— start of INFORMATION PROVIDED —
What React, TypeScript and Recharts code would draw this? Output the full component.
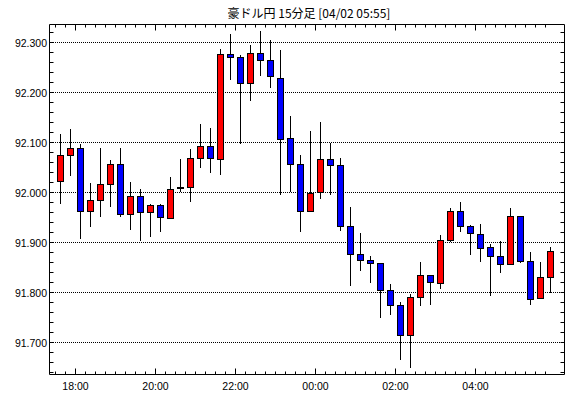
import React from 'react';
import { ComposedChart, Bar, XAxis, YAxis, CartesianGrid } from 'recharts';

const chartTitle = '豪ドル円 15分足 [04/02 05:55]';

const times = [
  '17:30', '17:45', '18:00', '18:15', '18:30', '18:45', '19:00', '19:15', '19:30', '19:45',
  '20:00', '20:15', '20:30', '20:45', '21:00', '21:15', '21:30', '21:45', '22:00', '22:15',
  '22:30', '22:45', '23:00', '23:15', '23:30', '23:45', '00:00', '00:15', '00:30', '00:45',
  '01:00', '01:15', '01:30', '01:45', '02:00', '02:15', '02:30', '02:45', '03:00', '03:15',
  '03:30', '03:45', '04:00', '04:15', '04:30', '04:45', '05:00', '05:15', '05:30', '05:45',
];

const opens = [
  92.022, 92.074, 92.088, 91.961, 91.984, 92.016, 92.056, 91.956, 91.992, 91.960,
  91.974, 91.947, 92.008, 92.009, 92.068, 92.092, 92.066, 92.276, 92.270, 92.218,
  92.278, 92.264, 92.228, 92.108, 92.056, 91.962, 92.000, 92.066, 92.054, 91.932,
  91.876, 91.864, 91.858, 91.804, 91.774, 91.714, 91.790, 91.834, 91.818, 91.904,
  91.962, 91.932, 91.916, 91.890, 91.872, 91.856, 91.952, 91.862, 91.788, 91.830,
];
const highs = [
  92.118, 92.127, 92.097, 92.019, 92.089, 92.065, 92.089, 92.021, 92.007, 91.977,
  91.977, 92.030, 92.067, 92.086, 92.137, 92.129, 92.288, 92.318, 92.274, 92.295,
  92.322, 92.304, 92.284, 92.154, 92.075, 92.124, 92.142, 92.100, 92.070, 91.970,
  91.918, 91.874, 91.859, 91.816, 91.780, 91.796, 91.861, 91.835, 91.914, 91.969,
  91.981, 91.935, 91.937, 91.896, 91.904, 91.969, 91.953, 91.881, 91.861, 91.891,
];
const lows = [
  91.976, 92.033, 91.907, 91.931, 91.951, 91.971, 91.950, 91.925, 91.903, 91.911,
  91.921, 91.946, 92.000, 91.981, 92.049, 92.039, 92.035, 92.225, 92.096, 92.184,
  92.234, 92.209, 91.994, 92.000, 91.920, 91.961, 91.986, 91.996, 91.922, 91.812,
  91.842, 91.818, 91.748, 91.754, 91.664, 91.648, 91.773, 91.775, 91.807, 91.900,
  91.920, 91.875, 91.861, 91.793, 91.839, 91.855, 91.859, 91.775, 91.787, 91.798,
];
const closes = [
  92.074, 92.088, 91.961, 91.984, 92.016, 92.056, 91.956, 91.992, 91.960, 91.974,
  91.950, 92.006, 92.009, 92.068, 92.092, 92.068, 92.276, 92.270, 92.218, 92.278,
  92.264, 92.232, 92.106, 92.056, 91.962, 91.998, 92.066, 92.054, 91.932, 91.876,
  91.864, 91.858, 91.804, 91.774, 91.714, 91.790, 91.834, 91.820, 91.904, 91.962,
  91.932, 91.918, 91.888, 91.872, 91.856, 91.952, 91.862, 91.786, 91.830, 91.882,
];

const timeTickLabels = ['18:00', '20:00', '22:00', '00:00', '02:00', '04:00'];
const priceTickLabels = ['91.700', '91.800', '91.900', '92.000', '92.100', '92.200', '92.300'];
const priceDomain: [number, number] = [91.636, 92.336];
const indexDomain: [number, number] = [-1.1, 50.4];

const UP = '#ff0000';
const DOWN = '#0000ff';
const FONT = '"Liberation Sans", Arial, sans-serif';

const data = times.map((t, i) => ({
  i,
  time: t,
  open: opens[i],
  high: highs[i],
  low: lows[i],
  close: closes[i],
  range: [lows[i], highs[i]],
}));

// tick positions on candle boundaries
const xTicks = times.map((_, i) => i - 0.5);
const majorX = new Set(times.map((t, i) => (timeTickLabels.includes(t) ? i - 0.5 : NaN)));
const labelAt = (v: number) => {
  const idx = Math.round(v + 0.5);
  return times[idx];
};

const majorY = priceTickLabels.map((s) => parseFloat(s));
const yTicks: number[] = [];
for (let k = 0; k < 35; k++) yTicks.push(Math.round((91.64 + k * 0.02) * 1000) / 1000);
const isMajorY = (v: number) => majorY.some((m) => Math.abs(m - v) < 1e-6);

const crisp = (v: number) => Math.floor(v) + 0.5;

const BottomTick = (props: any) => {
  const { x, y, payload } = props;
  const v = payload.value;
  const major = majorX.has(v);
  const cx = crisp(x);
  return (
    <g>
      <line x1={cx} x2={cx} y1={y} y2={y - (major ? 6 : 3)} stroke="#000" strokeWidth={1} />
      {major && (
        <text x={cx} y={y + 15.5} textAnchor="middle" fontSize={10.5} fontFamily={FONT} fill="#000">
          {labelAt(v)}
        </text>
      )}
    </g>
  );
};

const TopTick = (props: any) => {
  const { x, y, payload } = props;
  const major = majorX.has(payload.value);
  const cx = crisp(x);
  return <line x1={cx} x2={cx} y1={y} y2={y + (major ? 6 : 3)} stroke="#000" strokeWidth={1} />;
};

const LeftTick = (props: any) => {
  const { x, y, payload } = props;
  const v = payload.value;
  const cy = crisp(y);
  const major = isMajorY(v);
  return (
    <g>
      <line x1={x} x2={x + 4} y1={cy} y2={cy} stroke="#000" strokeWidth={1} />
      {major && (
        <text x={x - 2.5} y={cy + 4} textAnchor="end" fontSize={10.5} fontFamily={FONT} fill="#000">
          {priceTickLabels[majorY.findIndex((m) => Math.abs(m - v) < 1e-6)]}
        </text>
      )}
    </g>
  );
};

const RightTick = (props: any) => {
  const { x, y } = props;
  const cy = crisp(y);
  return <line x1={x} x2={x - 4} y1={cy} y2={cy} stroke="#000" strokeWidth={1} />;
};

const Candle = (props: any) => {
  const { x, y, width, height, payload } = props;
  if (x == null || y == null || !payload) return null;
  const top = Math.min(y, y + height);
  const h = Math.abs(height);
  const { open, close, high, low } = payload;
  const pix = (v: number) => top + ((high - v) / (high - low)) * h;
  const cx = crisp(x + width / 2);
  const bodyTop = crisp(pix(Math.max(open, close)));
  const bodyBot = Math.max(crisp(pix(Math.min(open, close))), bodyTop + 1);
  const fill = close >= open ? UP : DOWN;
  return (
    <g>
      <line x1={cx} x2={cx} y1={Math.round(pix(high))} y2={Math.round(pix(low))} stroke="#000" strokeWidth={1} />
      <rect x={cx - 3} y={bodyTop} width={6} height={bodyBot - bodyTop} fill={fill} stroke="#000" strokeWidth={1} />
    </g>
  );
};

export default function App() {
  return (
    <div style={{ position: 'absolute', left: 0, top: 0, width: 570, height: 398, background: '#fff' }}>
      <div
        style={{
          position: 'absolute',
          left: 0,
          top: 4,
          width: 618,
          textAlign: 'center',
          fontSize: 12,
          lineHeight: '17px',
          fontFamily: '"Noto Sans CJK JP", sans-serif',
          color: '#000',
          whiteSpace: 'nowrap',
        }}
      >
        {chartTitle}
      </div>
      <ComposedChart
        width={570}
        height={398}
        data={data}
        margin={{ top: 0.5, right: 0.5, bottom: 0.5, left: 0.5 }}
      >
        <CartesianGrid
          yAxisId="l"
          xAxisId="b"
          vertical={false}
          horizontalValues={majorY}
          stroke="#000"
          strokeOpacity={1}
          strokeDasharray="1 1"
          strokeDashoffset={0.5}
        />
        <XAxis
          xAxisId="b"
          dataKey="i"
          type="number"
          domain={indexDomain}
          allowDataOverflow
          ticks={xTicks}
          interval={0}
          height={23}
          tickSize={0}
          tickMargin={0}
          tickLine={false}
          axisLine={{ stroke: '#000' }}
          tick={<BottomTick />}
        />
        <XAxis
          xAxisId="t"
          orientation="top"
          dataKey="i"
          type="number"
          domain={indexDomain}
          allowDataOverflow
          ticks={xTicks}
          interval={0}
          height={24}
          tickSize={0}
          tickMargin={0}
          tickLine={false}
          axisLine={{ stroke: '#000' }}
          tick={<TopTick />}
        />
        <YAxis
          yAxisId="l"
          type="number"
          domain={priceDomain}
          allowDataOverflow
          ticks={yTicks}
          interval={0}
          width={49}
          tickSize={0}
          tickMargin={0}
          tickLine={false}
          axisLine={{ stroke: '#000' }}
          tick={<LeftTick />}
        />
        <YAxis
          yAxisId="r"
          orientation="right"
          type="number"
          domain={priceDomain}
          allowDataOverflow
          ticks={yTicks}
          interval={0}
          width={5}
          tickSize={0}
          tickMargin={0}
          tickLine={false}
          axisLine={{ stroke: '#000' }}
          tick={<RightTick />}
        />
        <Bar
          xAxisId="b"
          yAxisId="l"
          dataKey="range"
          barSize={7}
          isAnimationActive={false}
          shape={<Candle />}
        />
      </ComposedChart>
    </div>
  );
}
— end of INFORMATION PROVIDED —
▶ THE TASK:
Restate only the lines running from the start of the material above through the line containing "const chartTitle = '豪ドル円 15分足 [04/02 05:55]';", ends included. No pictures.

▶ EXERCISE RESPONSE:
What React, TypeScript and Recharts code would draw this? Output the full component.
import React from 'react';
import { ComposedChart, Bar, XAxis, YAxis, CartesianGrid } from 'recharts';

const chartTitle = '豪ドル円 15分足 [04/02 05:55]';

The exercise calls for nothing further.